Comment / Corporate cap could be false economy

01 March 2016 Steve Brown

Login to access this content

Image removed.There is a major tension at the heart of the Carter report on productivity in NHS acute hospitals. It rightly evangelises about the need for data across all activities. But it also seeks to impose an arbitrary cap on the costs of managers that will surely be needed to deliver this step change in performance measurement and benchmarking.

Of course finance and other back-office functions need to be focused on delivering services that support the frontline. And they can’t and shouldn’t be overlooked in the search for efficiency. But the approach on corporate and administration costs seems at odds with the rest of the report – which is about understanding variation rather than simply applying central controls – and against the principles of value-based delivery.

Carter found corporate and administration costs ranged from 6% to 11% (with a mean of 8%) of trust income and said £300m could be saved by getting all trusts to 7%. His recommendation is for all to trusts ‘to ensure their costs do not exceed 7% of income by April 2018’ with a further drop to 6% by 2020.

Shared back-office services are seen as playing a big part in this cost reduction, with trusts facing a requirement to at least test their services against shared service solutions. Back office is about much more than financial services, but it is clear that many providers have to date preferred an in-house option for their own finance team.

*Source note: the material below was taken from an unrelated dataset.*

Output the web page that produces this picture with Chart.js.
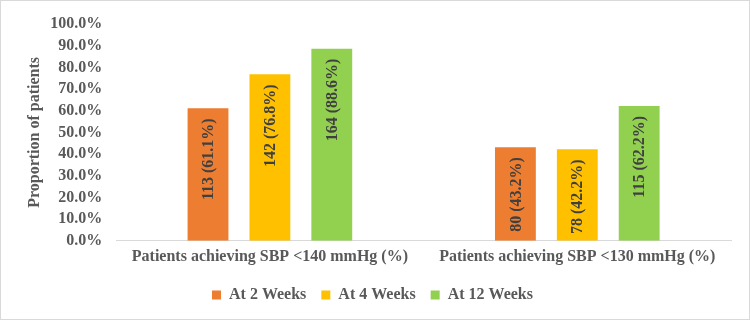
<!DOCTYPE html>
<html><head><meta charset="utf-8">
<script src="https://cdn.jsdelivr.net/npm/chart.js@4/dist/chart.umd.min.js"></script>
<style>
html,body{margin:0;padding:0;background:#fff;}
#wrap{position:relative;width:748px;height:318px;border:1px solid #d9d9d9;}
canvas{display:block;}
</style></head>
<body><div id="wrap"><canvas id="c" width="748" height="318"></canvas></div>
<script>
const categories = ["Patients achieving SBP <140 mmHg (%)", "Patients achieving SBP <130 mmHg (%)"];
const seriesNames = ["At 2 Weeks", "At 4 Weeks", "At 12 Weeks"];
const week2 = [61.1, 43.2];
const week4 = [76.8, 42.2];
const week12 = [88.6, 62.2];
const count2 = [113, 80];
const count4 = [142, 78];
const count12 = [164, 115];
const colors = ["#ED7D31", "#FFC000", "#92D050"];
const FONT = "'Liberation Serif','Times New Roman',serif";

const valueLists = [week2, week4, week12];
const countLists = [count2, count4, count12];

const labelPlugin = {
  id: 'barLabels',
  afterDatasetsDraw(chart) {
    const ctx = chart.ctx;
    chart.data.datasets.forEach((ds, di) => {
      const meta = chart.getDatasetMeta(di);
      meta.data.forEach((bar, i) => {
        const txt = countLists[di][i] + ' (' + valueLists[di][i].toFixed(1) + '%)';
        ctx.save();
        ctx.translate(bar.x, bar.y + 10);
        ctx.rotate(-Math.PI / 2);
        ctx.font = 'bold 16px ' + FONT;
        ctx.fillStyle = '#404040';
        ctx.textAlign = 'right';
        ctx.textBaseline = 'middle';
        ctx.fillText(txt, 0, 1);
        ctx.restore();
      });
    });
  }
};

new Chart(document.getElementById('c'), {
  type: 'bar',
  data: {
    labels: categories,
    datasets: seriesNames.map((n, i) => ({
      label: n,
      data: valueLists[i],
      backgroundColor: colors[i],
      categoryPercentage: 0.604,
      barPercentage: 0.66
    }))
  },
  options: {
    responsive: false,
    animation: false,
    layout: { padding: { top: 23, right: 18, left: 13, bottom: 6 } },
    plugins: {
      legend: {
        position: 'bottom',
        labels: {
          boxWidth: 9, boxHeight: 9, padding: 15,
          color: '#595959',
          font: { family: FONT, size: 16, weight: 'bold' }
        }
      },
      tooltip: { enabled: false }
    },
    scales: {
      x: {
        grid: { display: false, drawTicks: false },
        border: { display: true, color: '#d9d9d9', width: 1 },
        ticks: { color: '#595959', font: { family: FONT, size: 16, weight: 'bold' }, padding: 6 }
      },
      y: {
        min: 0, max: 100,
        grid: { display: false },
        border: { display: false },
        ticks: {
          stepSize: 10,
          autoSkip: false,
          color: '#595959',
          padding: 6,
          font: { family: FONT, size: 16, weight: 'bold' },
          callback: v => v.toFixed(1) + '%'
        },
        title: {
          display: true, text: 'Proportion of patients',
          color: '#595959', padding: { top: 11, bottom: 0 },
          font: { family: FONT, size: 16, weight: 'bold' }
        }
      }
    }
  },
  plugins: [labelPlugin]
});
</script></body></html>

Being asked to test this in-house provision against alternatives, including shared approaches, is not the problem. But setting a simple input-based cap on the costs of some of these activities could be.

The report is full of metrics and data collection requirements, some involving existing measures and some new to the NHS. All of these will support the new model hospital approach promoted by Carter.

The creation of this huge and potentially useful database will clearly place a burden on providers. Carter adds his voice in support of Monitor’s costing transformation programme, which itself is likely to require trusts to invest in their costing teams.

But even with the data in place, analysis or supporting others, including clinicians, to analyse the data will place even greater burden on support staff. This should be fine if overall it delivers better value. In some cases, more back-office support could deliver far greater value in terms of addressing clinical variation or improving productivity. Yet a crude cap on corporate costs could keep this added value off limits.

Instead, as with other metrics and service areas, providing boards with comparative data about costs, average costs and perhaps even specifying typical ranges would enable them to challenge their own corporate and administrative set-ups.

It is also hard to see how the control can be effectively policed. The NHS has long done away with management cost controls, but they were backed up by complex definitions. It is not clear that the electronic staff record can reliably pick out completely comparable costs. And how would the cap take account of trusts that provide back-office support to other NHS bodies – where support costs will undoubtedly be higher?

The bottom line should be that corporate costs are set at the optimum level to deliver maximum value. And if higher than average corporate costs lead to overall better productivity and effectiveness, that should be seen as a good result.